| WHAT YOU HAVE TO DO |
Write the data below out exactly as it stands. Do not include the pictures.

'''

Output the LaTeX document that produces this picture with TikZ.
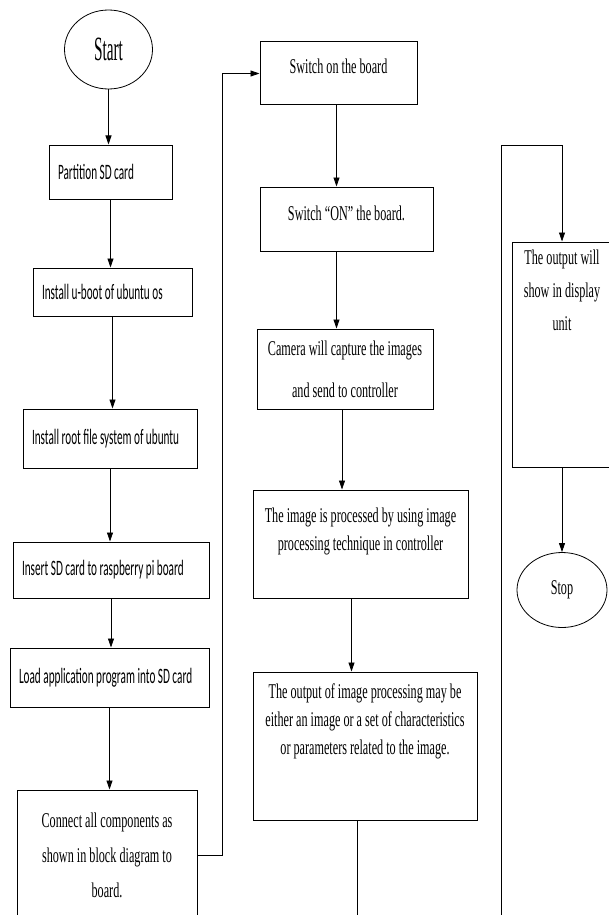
\documentclass[tikz,border=0pt]{standalone}
\usepackage{fontspec}
\setmainfont{Liberation Serif}[FakeStretch=0.58]
\newfontfamily\calibfont{Carlito}[FakeStretch=0.51]
\newfontfamily\endsfont{Liberation Serif}[FakeStretch=0.45]
\newcommand\tightspaces{\spaceskip 2.5pt\relax\xspaceskip 2.5pt\relax}
\usetikzlibrary{positioning, arrows.meta, shapes.geometric}
\tikzset{
  % Flow chart boxes
  sdstep/.style   = { draw, line width=1pt, rectangle, inner xsep=9pt, inner ysep=0pt,
                       text width=#1, align=flush left,
                       font=\calibfont\fontsize{22}{26}\selectfont,
                       execute at begin node=\tightspaces },
  runstep/.style  = { draw, line width=1pt, rectangle, inner sep=0pt, align=center,
                       font=\fontsize{21}{28}\selectfont },
  terminal/.style = { draw, line width=0.8pt, ellipse, inner sep=0pt,
                       font=\fontsize{21}{25}\selectfont },
  flowline/.style = { line width=0.8pt, -{Triangle[length=9pt, width=6pt]} },
  plainline/.style= { line width=0.8pt }
}
\begin{document}
\begin{tikzpicture}[x=1pt, y=-1pt]
  \useasboundingbox (0,0) rectangle (609,915);
  \clip (0,0) rectangle (609,915);

  % --- first column: preparing the SD card ---------------------------
  \node[terminal, minimum width=88pt, minimum height=79pt,
        font=\endsfont\fontsize{34}{38}\selectfont] (start) at (108.5,49.5) {Start};
  \node[sdstep=105pt, minimum height=54pt] (partition) at (110.5,172) {Partition SD card};
  \node[sdstep=141pt, minimum height=48pt] (uboot)     at (112.5,292) {Install u-boot of ubuntu os};
  \node[sdstep=156pt, minimum height=59pt] (rootfs)    at (110,438.5) {Install root file system of ubuntu};
  \node[sdstep=178pt, minimum height=56pt] (insert)    at (111,570)   {Insert SD card to raspberry pi board};
  \node[sdstep=181pt, minimum height=59pt] (loadapp)   at (109.5,677.5) {Load application program into SD card};
  \node[runstep, minimum width=180pt, minimum height=130pt,
        font=\fontsize{21}{35}\selectfont] (connect) at (107,855)
        {Connect all components as\\ shown in block diagram to\\ board.};

  % --- second column: running the board ------------------------------
  \node[runstep, minimum width=157pt, minimum height=63pt, text depth=15pt] (boardon) at (338.5,73.5) {Switch on the board};
  \node[runstep, minimum width=173pt, minimum height=64pt, text depth=12pt] (switchon) at (346.5,219) {Switch ``ON'' the board.};
  \node[runstep, minimum width=176pt, minimum height=80pt,
        font=\fontsize{21}{42}\selectfont] (camera) at (345,369)
        {Camera will capture the images\\ and send to controller};
  \node[runstep, minimum width=215pt, minimum height=108pt, text depth=30pt] (process) at (360.5,544)
        {The image is processed by using image\\ processing technique in controller};
  \node[runstep, minimum width=224pt, minimum height=148pt, text depth=54pt] (output) at (365,746)
        {The output of image processing may be\\ either an image or a set of characteristics\\ or parameters related to the image.};

  % --- third column: display -----------------------------------------
  \node[runstep, minimum width=100pt, minimum height=225pt, text depth=128pt,
        font=\fontsize{21}{33}\selectfont] (display) at (562,354.5)
        {The output will\\ show in display\\ unit};
  \node[terminal, minimum width=90pt, minimum height=75pt] (stop) at (562,590) {Stop};

  \coordinate (leftend)   at (357,930);
  \coordinate (rightend)  at (501,930);
  \coordinate (rightturn) at (501,145);

  % --- connectors ------------------------------------------------------
  \draw[flowline] (start.south)     -- (start.south |- partition.north);
  \draw[flowline] (partition.south) -- (partition.south |- uboot.north);
  \draw[flowline] (uboot.south)     -- (uboot.south |- rootfs.north);
  \draw[flowline] (rootfs.south)    -- (rootfs.south |- insert.north);
  \draw[flowline] (insert.south)    -- (insert.south |- loadapp.north);
  \draw[flowline] (loadapp.south)   -- (loadapp.south |- connect.north);
  \draw[flowline] (connect.east) -- ++(25,0) |- (boardon.west);

  \draw[flowline] ([xshift=-2pt]boardon.south) -- ([xshift=-2pt]boardon.south |- switchon.north);
  \draw[flowline] ([xshift=-10pt]switchon.south) -- ([xshift=-10pt]switchon.south |- camera.north);
  \draw[flowline] ([xshift=-3pt]camera.south) -- ([xshift=-3pt]camera.south |- process.north);
  \draw[flowline] ([xshift=-9pt]process.south) -- ([xshift=-9pt]process.south |- output.north);
  \draw[plainline] ([xshift=-8pt]output.south) -- (leftend);

  \draw[flowline] (rightend) -- (rightturn) -| (display.north);
  \draw[flowline] (display.south) -- (stop.north);

\end{tikzpicture}
\end{document}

'''

| SOLUTION FOR THIS TASK |
Output the LaTeX document that produces this picture with TikZ.
\documentclass[tikz,border=0pt]{standalone}
\usepackage{fontspec}
\setmainfont{Liberation Serif}[FakeStretch=0.58]
\newfontfamily\calibfont{Carlito}[FakeStretch=0.51]
\newfontfamily\endsfont{Liberation Serif}[FakeStretch=0.45]
\newcommand\tightspaces{\spaceskip 2.5pt\relax\xspaceskip 2.5pt\relax}
\usetikzlibrary{positioning, arrows.meta, shapes.geometric}
\tikzset{
  % Flow chart boxes
  sdstep/.style   = { draw, line width=1pt, rectangle, inner xsep=9pt, inner ysep=0pt,
                       text width=#1, align=flush left,
                       font=\calibfont\fontsize{22}{26}\selectfont,
                       execute at begin node=\tightspaces },
  runstep/.style  = { draw, line width=1pt, rectangle, inner sep=0pt, align=center,
                       font=\fontsize{21}{28}\selectfont },
  terminal/.style = { draw, line width=0.8pt, ellipse, inner sep=0pt,
                       font=\fontsize{21}{25}\selectfont },
  flowline/.style = { line width=0.8pt, -{Triangle[length=9pt, width=6pt]} },
  plainline/.style= { line width=0.8pt }
}
\begin{document}
\begin{tikzpicture}[x=1pt, y=-1pt]
  \useasboundingbox (0,0) rectangle (609,915);
  \clip (0,0) rectangle (609,915);

  % --- first column: preparing the SD card ---------------------------
  \node[terminal, minimum width=88pt, minimum height=79pt,
        font=\endsfont\fontsize{34}{38}\selectfont] (start) at (108.5,49.5) {Start};
  \node[sdstep=105pt, minimum height=54pt] (partition) at (110.5,172) {Partition SD card};
  \node[sdstep=141pt, minimum height=48pt] (uboot)     at (112.5,292) {Install u-boot of ubuntu os};
  \node[sdstep=156pt, minimum height=59pt] (rootfs)    at (110,438.5) {Install root file system of ubuntu};
  \node[sdstep=178pt, minimum height=56pt] (insert)    at (111,570)   {Insert SD card to raspberry pi board};
  \node[sdstep=181pt, minimum height=59pt] (loadapp)   at (109.5,677.5) {Load application program into SD card};
  \node[runstep, minimum width=180pt, minimum height=130pt,
        font=\fontsize{21}{35}\selectfont] (connect) at (107,855)
        {Connect all components as\\ shown in block diagram to\\ board.};

  % --- second column: running the board ------------------------------
  \node[runstep, minimum width=157pt, minimum height=63pt, text depth=15pt] (boardon) at (338.5,73.5) {Switch on the board};
  \node[runstep, minimum width=173pt, minimum height=64pt, text depth=12pt] (switchon) at (346.5,219) {Switch ``ON'' the board.};
  \node[runstep, minimum width=176pt, minimum height=80pt,
        font=\fontsize{21}{42}\selectfont] (camera) at (345,369)
        {Camera will capture the images\\ and send to controller};
  \node[runstep, minimum width=215pt, minimum height=108pt, text depth=30pt] (process) at (360.5,544)
        {The image is processed by using image\\ processing technique in controller};
  \node[runstep, minimum width=224pt, minimum height=148pt, text depth=54pt] (output) at (365,746)
        {The output of image processing may be\\ either an image or a set of characteristics\\ or parameters related to the image.};

  % --- third column: display -----------------------------------------
  \node[runstep, minimum width=100pt, minimum height=225pt, text depth=128pt,
        font=\fontsize{21}{33}\selectfont] (display) at (562,354.5)
        {The output will\\ show in display\\ unit};
  \node[terminal, minimum width=90pt, minimum height=75pt] (stop) at (562,590) {Stop};

  \coordinate (leftend)   at (357,930);
  \coordinate (rightend)  at (501,930);
  \coordinate (rightturn) at (501,145);

  % --- connectors ------------------------------------------------------
  \draw[flowline] (start.south)     -- (start.south |- partition.north);
  \draw[flowline] (partition.south) -- (partition.south |- uboot.north);
  \draw[flowline] (uboot.south)     -- (uboot.south |- rootfs.north);
  \draw[flowline] (rootfs.south)    -- (rootfs.south |- insert.north);
  \draw[flowline] (insert.south)    -- (insert.south |- loadapp.north);
  \draw[flowline] (loadapp.south)   -- (loadapp.south |- connect.north);
  \draw[flowline] (connect.east) -- ++(25,0) |- (boardon.west);

  \draw[flowline] ([xshift=-2pt]boardon.south) -- ([xshift=-2pt]boardon.south |- switchon.north);
  \draw[flowline] ([xshift=-10pt]switchon.south) -- ([xshift=-10pt]switchon.south |- camera.north);
  \draw[flowline] ([xshift=-3pt]camera.south) -- ([xshift=-3pt]camera.south |- process.north);
  \draw[flowline] ([xshift=-9pt]process.south) -- ([xshift=-9pt]process.south |- output.north);
  \draw[plainline] ([xshift=-8pt]output.south) -- (leftend);

  \draw[flowline] (rightend) -- (rightturn) -| (display.north);
  \draw[flowline] (display.south) -- (stop.north);

\end{tikzpicture}
\end{document}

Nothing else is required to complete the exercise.